Supplied records:
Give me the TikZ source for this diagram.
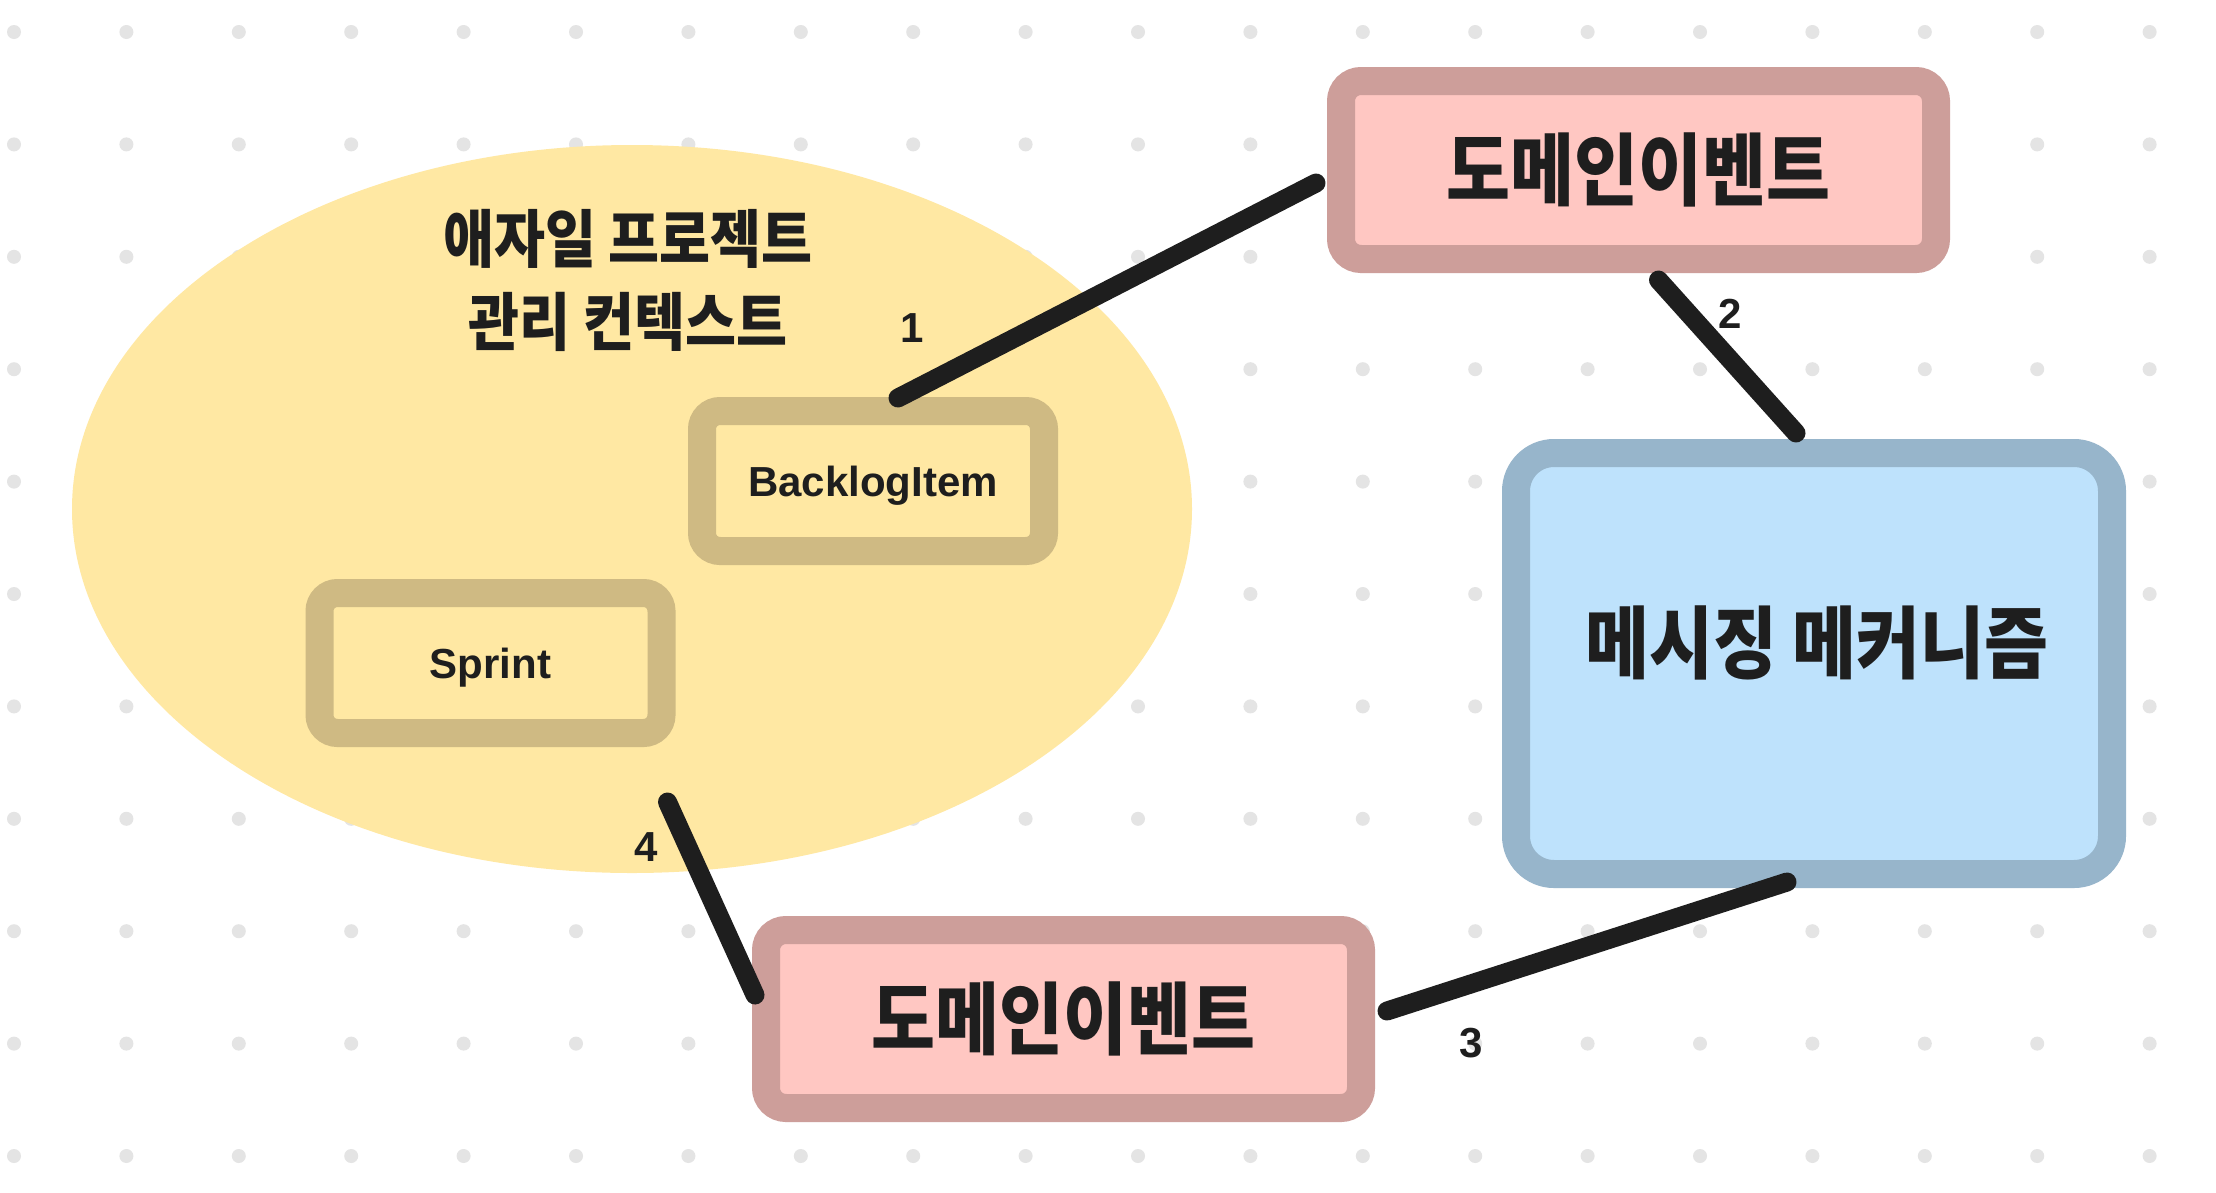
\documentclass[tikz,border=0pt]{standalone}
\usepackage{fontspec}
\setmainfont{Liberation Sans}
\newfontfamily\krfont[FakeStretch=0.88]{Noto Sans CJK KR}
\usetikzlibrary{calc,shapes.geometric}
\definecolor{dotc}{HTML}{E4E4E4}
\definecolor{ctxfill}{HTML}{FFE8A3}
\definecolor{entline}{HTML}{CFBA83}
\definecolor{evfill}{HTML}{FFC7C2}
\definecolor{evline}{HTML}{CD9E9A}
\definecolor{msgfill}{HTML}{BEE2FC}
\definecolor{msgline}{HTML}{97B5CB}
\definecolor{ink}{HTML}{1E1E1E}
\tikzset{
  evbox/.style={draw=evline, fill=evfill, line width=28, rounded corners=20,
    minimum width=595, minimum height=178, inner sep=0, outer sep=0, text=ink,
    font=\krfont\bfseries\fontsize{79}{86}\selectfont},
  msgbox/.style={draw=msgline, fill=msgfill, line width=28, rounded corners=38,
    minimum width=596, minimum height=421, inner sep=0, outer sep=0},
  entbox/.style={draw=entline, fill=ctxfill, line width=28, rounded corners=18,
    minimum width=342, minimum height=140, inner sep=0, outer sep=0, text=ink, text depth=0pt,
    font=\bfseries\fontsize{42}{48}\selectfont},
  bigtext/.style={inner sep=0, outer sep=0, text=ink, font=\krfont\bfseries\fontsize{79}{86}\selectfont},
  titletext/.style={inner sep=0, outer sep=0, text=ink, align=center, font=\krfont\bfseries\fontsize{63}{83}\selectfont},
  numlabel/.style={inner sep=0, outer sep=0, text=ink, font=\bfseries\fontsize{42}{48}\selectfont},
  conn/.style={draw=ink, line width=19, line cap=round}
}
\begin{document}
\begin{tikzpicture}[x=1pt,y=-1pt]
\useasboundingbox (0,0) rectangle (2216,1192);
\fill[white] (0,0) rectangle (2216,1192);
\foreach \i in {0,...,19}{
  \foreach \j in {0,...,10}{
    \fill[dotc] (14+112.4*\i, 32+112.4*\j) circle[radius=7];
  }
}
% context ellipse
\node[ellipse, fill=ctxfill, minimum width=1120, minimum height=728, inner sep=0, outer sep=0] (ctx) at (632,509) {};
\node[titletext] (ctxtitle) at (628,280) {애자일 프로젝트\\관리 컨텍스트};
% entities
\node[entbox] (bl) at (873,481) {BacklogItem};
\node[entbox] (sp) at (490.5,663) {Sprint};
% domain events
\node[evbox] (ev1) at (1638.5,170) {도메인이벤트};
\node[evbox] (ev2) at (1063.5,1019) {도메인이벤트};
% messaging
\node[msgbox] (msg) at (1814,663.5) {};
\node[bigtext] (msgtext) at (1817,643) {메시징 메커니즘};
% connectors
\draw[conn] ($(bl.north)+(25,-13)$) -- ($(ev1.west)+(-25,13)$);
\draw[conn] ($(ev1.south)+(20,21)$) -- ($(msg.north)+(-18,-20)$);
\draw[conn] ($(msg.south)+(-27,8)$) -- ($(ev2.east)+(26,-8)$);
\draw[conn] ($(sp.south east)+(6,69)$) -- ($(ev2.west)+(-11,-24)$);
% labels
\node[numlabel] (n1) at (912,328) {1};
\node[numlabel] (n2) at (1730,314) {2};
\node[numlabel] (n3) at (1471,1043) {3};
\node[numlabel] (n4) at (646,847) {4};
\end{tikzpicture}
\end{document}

* * *

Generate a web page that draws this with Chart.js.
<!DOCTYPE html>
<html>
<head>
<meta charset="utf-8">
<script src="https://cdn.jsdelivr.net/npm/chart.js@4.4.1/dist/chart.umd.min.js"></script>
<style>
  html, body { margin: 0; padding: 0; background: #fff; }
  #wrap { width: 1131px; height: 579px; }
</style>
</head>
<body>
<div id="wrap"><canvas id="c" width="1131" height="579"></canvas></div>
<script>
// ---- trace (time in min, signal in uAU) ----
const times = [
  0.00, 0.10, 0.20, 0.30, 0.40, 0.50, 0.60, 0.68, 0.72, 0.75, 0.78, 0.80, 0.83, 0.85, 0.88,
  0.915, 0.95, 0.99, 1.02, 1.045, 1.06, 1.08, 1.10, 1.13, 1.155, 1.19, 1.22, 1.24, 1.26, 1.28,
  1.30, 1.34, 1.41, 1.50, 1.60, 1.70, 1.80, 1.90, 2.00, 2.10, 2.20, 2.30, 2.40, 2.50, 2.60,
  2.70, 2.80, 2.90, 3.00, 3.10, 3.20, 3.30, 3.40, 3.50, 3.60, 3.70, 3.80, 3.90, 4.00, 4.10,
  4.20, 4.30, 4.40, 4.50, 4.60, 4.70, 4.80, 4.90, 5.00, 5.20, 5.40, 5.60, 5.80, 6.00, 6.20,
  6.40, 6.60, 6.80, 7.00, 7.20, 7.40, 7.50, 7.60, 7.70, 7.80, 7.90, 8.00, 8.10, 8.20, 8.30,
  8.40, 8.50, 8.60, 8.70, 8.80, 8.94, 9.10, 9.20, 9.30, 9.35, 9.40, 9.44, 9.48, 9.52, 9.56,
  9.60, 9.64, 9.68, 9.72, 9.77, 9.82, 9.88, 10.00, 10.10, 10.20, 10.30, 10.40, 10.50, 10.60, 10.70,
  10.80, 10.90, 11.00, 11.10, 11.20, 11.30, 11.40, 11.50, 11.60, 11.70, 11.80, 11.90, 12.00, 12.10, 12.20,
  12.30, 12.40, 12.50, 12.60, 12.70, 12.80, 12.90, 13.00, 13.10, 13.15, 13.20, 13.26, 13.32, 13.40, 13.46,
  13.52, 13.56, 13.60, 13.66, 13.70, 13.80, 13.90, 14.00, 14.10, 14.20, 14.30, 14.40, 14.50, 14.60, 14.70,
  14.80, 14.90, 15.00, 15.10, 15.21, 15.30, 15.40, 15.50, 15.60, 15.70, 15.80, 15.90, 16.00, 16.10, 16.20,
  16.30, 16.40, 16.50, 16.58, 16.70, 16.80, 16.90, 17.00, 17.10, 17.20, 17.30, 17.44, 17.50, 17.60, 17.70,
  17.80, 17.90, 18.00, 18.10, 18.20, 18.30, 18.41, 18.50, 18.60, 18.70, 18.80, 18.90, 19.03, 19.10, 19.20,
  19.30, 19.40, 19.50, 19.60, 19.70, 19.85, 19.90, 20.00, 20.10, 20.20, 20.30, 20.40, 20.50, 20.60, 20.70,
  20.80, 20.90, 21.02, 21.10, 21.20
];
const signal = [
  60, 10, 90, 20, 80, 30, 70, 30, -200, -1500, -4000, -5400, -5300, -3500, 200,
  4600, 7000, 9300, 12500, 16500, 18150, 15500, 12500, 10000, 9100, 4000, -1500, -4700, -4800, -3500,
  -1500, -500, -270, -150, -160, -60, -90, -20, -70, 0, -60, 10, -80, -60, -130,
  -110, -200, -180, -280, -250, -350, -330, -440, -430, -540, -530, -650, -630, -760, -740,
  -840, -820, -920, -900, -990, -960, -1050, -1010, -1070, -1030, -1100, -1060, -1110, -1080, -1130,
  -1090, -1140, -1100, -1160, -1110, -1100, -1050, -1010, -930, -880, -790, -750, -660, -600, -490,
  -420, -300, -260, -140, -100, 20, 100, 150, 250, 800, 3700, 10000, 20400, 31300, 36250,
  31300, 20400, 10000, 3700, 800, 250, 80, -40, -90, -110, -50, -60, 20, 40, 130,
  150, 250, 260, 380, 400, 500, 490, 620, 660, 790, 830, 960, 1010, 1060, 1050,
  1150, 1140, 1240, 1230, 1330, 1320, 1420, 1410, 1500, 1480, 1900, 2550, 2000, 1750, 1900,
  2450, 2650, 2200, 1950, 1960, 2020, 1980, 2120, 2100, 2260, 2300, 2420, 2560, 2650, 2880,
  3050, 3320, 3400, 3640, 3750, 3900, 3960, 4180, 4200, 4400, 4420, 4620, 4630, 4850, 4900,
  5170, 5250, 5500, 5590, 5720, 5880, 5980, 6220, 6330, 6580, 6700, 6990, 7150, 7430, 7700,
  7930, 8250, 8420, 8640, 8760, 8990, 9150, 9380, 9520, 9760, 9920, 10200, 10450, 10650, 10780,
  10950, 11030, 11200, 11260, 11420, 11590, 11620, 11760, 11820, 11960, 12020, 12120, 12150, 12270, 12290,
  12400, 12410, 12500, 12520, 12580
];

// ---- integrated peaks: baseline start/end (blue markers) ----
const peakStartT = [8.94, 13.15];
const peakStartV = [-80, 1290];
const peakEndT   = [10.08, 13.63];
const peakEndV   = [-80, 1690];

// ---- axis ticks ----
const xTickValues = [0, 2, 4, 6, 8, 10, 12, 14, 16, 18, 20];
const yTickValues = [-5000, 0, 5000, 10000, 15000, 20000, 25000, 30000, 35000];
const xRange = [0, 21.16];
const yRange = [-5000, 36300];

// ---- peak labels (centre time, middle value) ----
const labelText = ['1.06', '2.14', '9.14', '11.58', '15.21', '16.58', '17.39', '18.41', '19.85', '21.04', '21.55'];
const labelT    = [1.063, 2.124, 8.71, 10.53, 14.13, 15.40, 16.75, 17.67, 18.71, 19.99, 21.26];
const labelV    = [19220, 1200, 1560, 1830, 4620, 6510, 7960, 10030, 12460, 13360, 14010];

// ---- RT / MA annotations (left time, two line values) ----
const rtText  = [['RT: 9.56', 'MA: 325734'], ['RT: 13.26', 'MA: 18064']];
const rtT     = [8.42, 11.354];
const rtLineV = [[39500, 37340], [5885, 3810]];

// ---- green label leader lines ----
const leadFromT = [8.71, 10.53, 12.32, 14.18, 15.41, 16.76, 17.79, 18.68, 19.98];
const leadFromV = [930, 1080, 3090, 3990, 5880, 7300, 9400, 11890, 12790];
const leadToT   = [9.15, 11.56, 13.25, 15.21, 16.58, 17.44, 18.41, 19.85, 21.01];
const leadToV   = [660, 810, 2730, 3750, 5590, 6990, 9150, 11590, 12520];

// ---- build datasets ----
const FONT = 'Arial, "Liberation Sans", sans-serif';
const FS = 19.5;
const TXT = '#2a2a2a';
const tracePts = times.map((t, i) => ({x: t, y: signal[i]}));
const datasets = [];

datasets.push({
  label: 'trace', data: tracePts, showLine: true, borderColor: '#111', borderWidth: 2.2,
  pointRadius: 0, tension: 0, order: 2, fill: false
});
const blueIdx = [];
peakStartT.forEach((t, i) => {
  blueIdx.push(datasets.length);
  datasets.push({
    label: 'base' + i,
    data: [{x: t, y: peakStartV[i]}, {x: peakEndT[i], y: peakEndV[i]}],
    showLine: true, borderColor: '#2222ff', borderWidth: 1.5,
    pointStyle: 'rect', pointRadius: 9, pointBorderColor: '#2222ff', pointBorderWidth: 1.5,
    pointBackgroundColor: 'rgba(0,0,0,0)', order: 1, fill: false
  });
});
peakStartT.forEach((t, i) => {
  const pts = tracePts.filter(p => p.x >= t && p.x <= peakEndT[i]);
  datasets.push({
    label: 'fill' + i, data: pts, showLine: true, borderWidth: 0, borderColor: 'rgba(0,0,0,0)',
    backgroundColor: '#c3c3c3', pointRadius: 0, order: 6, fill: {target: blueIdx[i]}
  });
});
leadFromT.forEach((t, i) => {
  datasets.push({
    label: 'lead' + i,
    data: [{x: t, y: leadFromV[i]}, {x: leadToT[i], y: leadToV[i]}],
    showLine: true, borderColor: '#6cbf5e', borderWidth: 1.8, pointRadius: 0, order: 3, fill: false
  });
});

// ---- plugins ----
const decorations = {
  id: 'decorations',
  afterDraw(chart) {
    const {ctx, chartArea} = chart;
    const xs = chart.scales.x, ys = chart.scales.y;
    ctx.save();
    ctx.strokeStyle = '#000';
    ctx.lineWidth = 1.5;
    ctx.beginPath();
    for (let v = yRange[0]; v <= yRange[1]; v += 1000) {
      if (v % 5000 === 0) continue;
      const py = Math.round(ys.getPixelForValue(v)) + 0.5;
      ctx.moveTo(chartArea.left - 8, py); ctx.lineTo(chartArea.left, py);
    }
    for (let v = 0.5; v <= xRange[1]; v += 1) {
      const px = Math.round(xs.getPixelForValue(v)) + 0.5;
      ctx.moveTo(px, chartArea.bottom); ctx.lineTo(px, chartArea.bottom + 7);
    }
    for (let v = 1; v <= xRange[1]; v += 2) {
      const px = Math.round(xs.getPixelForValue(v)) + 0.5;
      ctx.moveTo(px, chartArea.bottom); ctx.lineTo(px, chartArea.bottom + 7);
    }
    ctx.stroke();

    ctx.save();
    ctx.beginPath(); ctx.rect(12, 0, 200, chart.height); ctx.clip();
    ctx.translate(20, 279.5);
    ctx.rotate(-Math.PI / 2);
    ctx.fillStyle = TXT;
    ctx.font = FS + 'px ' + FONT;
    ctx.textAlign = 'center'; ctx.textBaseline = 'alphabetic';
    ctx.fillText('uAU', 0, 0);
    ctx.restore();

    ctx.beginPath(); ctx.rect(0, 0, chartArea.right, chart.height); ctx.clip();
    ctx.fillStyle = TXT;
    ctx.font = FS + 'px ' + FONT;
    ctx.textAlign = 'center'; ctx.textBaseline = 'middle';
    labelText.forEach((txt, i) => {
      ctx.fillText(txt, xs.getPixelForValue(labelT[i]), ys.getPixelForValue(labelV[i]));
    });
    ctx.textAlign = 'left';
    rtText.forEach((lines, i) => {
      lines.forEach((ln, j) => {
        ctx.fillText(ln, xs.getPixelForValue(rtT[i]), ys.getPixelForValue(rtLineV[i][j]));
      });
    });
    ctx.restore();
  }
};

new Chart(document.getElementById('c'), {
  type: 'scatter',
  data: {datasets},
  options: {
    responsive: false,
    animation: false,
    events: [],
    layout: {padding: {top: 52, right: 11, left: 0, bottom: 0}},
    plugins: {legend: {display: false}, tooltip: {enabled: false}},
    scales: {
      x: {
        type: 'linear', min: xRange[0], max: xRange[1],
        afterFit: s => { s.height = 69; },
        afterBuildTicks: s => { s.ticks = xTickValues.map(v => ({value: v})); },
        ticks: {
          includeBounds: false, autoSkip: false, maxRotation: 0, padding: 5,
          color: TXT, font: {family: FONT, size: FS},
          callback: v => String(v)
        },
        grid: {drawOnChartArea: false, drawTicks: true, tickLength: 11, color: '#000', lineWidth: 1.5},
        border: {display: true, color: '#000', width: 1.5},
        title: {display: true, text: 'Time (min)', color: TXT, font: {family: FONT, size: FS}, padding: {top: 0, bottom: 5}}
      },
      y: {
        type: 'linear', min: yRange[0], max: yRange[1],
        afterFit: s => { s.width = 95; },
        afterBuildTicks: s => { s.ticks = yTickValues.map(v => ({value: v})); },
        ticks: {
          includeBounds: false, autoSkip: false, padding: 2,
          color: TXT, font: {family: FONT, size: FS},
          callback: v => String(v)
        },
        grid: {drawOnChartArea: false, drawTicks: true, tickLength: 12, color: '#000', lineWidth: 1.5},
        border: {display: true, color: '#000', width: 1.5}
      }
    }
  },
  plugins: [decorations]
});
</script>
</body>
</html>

Challenge: Copy out every line of the data that includes "this".

Problem solution:
Give me the TikZ source for this diagram.
Generate a web page that draws this with Chart.js.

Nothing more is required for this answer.